Heard on annother thread @simon mention that there is a setting to stop/smash crawlers, can’t find this setting how to do this does anyone know where this is and how it works?
Had an unusual spike of 48 crawlers at my site July 14th, I don’t like these little buggers what are they doing?
Thanks found that now, I see there are five crawler names blocked by default I guess they are known problem spiders.
Looks like there is an option to use allow-list for good crawlers, which if used automatically denies entry to all other electric bug beings, don’t know what the good ones may be?
Found the web crawler user agent reports, top ones are "YandexBox/3.0 and
CensysInspect/1.1
Would be good to show up on some search engines for customers need those.
Have been getting a lot of calls from marketing companies that charge subscription service for help with that and website building could be good but kind of annoying all these calls about that.
Worth noting that user agents are totally easy to spoof. If it’s Google, you can be pretty sure it will say so. But just because it says it’s Google, that means nothing.
(Same situation as robots.txt, these are mechanisms which assume trust. Untrustworthy parties can just play by different rules.)
Sneaky imposters even worse than weasels they can be:
"# How to check that a robot belongs to Yandex
Some robots can disguise themselves as Yandex robots by indicating the relevant User Agent. You can check the authenticity of a robot using reverse DNS lookup.
Use a reverse DNS lookup of the IP address to determine the host domain name.
Check whether the host belongs to Yandex. All Yandex robot names end in yandex.ru, yandex.net or yandex.com. If the host name has a different ending, the robot does not belong to Yandex.
Make sure that the name is correct. Use a forward DNS lookup to get the IP address corresponding to the host name. It should match the IP address used in the reverse DNS lookup.
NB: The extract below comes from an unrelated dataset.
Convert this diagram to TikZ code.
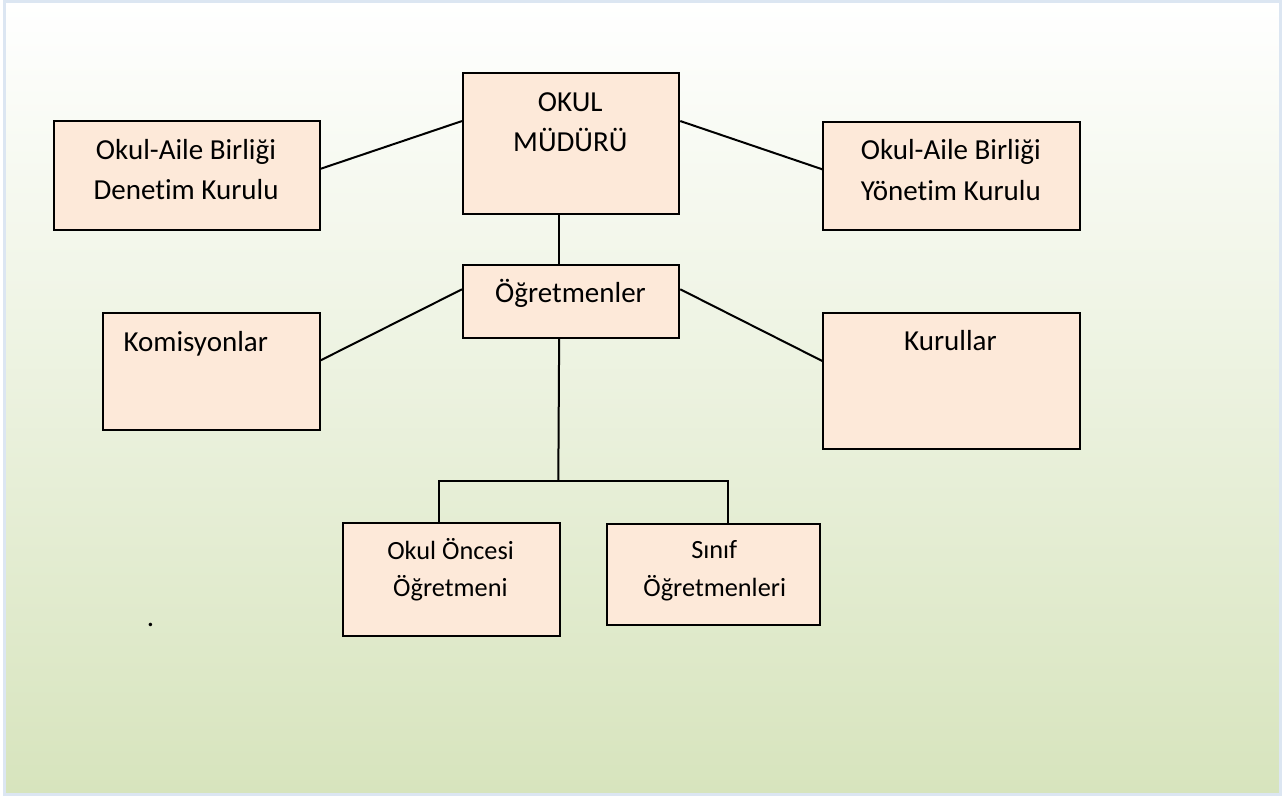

If the IP addresses do not match it means that the host name is fake."
Do you happen to know if web crawlers like these index sites for voice search systems?
I get a few automated calls every day about my company not being registered with the main a.i. voice search engines, this seems to be just third party companies that do that and not sure if this is legitimate what they do.
Specifically: charging a subscription service to “register” a company on search, or aid in companies showing up on the first page of search results.
I have interacted with some people that I think can actually help with this, some using legitimate methods. They seem to be the exception in my estimation.
This is important to remember especially these days, scammers are getting more sophisticated.
The calls I get often say “your google listing has been flagged for review,” which suggests it is google calling, but google never calls. Some companies do call themself a “google partner company,” not sure what that means if that is even a thing.
Heard from one rep there are about/at least 40 different companies that do this, call start up companies to register them on voice search platforms, that explains why so many calls.